Pachi tenía frases, no todos los grandes hombres las tienen, y pronunciaba aforismos dignos de Hipócrates. Su filosofía hallábase encerrada en estas palabras: «Los hombres son como las hierbas: nacen porque sí; hay hierbas de flor encarnada y otras de flor amarilla, como hay hombres buenos y hombres malos; pero el que ha de ser borracho lo es.»
Mojaba los labios en el agua y, como asustado de su fortaleza, se bebía un gran trago de aguardiente; porque el sepulturero mandaba poner en una copita pequeña el agua y en un vaso grande el aguardiente. Pura broma.
En la réplica, Pachi era una fuerza. Un día un minero, joven y rico, que se las echaba de Tenorio, contaba sus conquistas.
—En el caserío de Olozábal —decía— tengo un hijo; en el de Zubiaurre, otro; en el Gaztelu, otro…
—Más te valía a ti también —le replicó Pachi filosóficamente— que los hijos de tu mujer fueran tuyos…
Cuando Pachi contaba sus aventuras de América, mientras calentaba con el humo de la pipa su nariz enrojecida, se acompañaban sus palabras con un coro de exclamaciones y carcajadas.
Las aventuras de Pachi en América eran interesantísimas. Había sido jugador, comerciante, ganadero, soldado y una porción de cosas más. De soldado había tenido que achicharrar vivos a unos cuantos indios. Pero donde Pachi estaba verdaderamente sugestivo era al contar sus aventuras amorosas con negras, zambas, mulatas y amarillas. Podía decir sin exageración, que su amor había recorrido toda la escala cromática de las mujeres.

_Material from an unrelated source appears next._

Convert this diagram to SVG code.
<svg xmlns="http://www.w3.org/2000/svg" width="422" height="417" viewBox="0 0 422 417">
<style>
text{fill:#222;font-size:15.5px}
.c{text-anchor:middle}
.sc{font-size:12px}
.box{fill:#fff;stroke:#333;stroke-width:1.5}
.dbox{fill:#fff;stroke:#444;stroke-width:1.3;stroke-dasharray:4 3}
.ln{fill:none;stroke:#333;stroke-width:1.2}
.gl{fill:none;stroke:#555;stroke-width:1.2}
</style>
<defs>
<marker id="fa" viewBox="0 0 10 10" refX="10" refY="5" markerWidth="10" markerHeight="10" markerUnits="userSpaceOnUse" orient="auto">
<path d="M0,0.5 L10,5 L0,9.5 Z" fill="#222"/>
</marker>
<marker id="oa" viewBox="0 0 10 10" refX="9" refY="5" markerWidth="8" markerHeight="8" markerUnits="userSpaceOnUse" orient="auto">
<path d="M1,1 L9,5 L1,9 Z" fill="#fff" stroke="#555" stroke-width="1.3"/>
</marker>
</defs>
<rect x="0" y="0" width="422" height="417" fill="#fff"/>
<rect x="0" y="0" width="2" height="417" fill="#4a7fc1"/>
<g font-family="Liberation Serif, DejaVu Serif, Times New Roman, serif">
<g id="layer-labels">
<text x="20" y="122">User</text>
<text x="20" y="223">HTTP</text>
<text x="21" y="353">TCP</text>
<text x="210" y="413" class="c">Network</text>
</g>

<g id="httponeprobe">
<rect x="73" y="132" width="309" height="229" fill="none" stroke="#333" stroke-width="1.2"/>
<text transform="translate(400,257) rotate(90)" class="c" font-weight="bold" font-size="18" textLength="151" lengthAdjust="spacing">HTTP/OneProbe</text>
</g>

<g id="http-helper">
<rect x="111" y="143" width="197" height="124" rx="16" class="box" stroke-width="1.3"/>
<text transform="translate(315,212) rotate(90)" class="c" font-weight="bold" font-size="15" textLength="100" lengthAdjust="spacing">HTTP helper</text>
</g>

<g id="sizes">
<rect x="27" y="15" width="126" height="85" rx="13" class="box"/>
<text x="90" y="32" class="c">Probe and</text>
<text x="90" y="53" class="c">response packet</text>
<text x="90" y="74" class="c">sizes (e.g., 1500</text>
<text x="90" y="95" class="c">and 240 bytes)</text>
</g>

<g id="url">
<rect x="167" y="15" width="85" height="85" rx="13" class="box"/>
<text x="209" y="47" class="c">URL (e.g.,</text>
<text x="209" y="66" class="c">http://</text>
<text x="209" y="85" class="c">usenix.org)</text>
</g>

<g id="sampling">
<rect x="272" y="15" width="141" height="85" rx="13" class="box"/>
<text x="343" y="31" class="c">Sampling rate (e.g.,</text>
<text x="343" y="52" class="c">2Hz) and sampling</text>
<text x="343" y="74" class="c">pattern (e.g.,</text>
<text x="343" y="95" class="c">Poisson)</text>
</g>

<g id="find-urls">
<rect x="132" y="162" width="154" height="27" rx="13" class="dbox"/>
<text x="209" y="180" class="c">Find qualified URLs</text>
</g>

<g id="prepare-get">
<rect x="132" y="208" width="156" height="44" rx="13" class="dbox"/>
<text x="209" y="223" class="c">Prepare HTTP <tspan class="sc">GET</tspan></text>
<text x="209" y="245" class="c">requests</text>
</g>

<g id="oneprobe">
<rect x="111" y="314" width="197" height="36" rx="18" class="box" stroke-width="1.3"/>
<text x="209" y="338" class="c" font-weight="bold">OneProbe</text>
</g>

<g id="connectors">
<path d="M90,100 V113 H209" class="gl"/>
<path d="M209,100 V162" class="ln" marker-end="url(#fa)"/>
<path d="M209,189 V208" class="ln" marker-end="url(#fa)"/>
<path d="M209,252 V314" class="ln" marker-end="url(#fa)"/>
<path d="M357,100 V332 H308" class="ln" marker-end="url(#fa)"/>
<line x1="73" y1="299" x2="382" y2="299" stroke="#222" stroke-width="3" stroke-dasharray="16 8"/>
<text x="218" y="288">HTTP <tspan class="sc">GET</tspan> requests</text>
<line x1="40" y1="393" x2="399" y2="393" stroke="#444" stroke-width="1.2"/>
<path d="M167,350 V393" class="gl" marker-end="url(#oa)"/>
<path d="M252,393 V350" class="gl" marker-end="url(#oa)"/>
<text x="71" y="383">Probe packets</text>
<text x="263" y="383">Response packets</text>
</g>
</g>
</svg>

Como la tabernera tenía el genio tan vivo, a los dos días de dar a luz al octavo hijo se levantó de la cama y trajinó como si tal cosa. Pero a la noche tuvo que volver a la cama con unas calenturas, que resultaron ser fiebres puerperales, que la llevaron al cementerio. La tabernera estaba muy atrasada en las cuentas, se vendió la taberna, y los ocho chiquillos quedaron en la calle.

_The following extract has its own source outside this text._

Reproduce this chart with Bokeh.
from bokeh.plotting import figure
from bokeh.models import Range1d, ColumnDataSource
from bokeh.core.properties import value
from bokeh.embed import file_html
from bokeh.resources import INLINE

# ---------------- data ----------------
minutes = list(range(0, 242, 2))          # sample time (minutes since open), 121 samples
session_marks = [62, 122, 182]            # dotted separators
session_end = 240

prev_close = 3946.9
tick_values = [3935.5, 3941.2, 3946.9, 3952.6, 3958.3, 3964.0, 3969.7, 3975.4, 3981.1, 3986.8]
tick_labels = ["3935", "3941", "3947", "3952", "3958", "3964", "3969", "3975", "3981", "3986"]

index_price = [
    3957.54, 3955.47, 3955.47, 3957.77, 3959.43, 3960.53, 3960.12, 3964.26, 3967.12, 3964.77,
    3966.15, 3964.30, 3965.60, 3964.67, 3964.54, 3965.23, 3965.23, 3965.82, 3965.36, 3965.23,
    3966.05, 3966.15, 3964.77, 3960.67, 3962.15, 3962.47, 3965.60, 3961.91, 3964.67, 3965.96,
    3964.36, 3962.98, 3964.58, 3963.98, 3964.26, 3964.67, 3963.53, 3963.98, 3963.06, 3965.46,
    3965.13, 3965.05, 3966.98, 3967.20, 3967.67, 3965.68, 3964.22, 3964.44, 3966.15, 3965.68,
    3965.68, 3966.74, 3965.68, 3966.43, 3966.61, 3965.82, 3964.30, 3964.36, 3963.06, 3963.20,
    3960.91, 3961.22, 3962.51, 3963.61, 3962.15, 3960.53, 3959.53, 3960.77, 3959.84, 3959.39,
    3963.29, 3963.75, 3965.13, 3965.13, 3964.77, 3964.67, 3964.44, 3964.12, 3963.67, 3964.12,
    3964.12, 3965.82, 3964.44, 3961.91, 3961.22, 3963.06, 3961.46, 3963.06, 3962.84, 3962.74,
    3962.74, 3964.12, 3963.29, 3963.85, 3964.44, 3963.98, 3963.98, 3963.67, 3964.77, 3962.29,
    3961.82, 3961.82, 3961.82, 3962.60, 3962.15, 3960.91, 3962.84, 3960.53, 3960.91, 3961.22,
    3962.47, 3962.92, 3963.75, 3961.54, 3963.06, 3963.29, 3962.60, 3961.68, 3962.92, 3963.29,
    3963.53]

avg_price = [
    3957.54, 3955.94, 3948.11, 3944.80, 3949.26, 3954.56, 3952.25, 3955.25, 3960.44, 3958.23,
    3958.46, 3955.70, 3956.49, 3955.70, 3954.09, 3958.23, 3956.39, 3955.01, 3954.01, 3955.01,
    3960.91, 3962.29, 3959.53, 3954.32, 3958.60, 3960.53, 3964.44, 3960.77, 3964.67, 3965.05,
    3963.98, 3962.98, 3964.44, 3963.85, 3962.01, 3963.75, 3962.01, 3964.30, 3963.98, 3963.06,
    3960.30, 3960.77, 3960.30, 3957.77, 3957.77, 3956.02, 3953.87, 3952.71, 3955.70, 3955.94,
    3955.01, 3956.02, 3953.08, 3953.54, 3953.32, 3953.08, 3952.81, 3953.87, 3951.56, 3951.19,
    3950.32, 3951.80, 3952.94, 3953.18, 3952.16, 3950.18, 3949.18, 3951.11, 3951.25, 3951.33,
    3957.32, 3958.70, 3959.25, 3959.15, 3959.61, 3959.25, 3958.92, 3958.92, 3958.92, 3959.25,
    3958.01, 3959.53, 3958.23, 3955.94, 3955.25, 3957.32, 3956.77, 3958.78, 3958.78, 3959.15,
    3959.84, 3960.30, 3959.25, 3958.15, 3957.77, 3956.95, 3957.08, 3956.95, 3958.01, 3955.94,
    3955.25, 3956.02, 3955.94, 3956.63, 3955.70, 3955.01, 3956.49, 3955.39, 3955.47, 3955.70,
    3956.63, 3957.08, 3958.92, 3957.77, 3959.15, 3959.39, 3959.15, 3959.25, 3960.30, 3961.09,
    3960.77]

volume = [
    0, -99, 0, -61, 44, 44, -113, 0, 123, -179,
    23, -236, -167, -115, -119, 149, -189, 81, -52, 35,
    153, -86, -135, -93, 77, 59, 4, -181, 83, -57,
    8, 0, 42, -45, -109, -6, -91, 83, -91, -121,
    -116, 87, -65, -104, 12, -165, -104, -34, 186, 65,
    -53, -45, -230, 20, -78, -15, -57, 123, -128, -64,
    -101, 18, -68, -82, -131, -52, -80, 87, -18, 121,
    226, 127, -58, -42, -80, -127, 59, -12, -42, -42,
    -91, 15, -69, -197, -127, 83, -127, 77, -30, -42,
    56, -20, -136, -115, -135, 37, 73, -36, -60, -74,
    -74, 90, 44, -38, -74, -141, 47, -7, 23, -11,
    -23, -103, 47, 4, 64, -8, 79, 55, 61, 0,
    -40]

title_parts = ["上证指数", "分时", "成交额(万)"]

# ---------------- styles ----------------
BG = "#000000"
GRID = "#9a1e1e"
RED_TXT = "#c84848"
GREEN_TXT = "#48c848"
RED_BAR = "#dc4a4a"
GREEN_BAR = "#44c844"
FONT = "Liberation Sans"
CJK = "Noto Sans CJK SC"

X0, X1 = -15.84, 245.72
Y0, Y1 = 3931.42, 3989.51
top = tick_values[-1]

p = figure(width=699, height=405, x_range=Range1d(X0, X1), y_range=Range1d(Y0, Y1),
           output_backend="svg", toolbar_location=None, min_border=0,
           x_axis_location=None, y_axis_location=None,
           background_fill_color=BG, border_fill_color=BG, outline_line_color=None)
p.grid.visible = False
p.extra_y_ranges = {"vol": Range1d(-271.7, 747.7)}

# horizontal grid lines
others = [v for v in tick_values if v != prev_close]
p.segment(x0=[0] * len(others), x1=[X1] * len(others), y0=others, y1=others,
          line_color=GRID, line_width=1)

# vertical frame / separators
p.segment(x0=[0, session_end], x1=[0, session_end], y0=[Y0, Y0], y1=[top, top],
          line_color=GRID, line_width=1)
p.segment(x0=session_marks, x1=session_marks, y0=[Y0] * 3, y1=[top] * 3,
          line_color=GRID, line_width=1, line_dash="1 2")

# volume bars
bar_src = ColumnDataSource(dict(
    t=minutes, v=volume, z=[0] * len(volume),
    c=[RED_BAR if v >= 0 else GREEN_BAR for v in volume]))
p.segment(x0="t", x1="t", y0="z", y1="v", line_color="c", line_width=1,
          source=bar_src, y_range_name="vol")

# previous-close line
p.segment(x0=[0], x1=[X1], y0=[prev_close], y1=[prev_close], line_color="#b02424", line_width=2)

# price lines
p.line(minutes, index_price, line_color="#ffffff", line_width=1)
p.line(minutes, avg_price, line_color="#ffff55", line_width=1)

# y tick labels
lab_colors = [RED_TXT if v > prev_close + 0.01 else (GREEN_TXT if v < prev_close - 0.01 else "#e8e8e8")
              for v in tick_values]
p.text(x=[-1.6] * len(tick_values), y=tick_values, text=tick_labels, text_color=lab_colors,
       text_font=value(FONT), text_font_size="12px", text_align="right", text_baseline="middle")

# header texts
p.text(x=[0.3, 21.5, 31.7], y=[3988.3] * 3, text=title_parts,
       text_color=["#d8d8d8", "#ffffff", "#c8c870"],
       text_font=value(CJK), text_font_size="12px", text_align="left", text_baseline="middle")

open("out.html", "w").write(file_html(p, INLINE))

—Hay que hacel algo por esoz niñoz —dijo el alcalde, que para que no se le notara la pronunciación vascongada, hablaba casi en andaluz.
—Por esos niños hay que hacer algo —murmuró el vicario, con voz suavísima, elevando los ojos al cielo.
—Nada, nada. Hay que hacer algo por esos niños —dijo resueltamente el farmacéutico.
—La infancia… La caridad —añadió el secretario del Ayuntamiento.
Y pasaron los días y pasaron las semanas; la chica mayor había ido a servir a casa del cartero, en donde estaba satisfecha, y el niño de pecho lo tenía criando de mala gana la mujer del herrador.
Los otros seis —Chomín, Shanti, Martinacho, Joshe, Maru y Gaspar— corrían descalzos por la carretera, pidiendo limosna.
Un día por la mañana, el enterrador vino al pueblo con un carrito, subió en él a los seis chiquitines, tomó al niño de pecho en sus brazos, para quien compró, al pasar por la botica, un biberón, y se los llevó a todos a su casita del cementerio.
—¡Farzante! —dijo el alcalde.
—¡Imbécil! —murmuró el farmacéutico.
El vicario elevó púdicamente los ojos, apartándolos de tanta miseria.
—Los abandonará —pronosticó el secretario.
Pachi no los ha abandonado y va sacándolos adelante, y como tiene muchas bocas que llenar, ha dejado su aguardiente, pero está llenando de hortalizas el camposanto de un modo lamentable. Y como ahora hay mercado en el pueblo, Pachi encarga a un amigo suyo, que tiene el caserío cerca del camposanto la venta de sus coles y de sus alcachofas en la plaza.
Las coles del amigo de Pachi, que son las del cementerio, tienen fama de sabrosas y de muy buen gusto en el mercado del pueblo. Lo que no saben los que las compran es que están alimentándose tranquilamente con la sustancia de sus abuelos.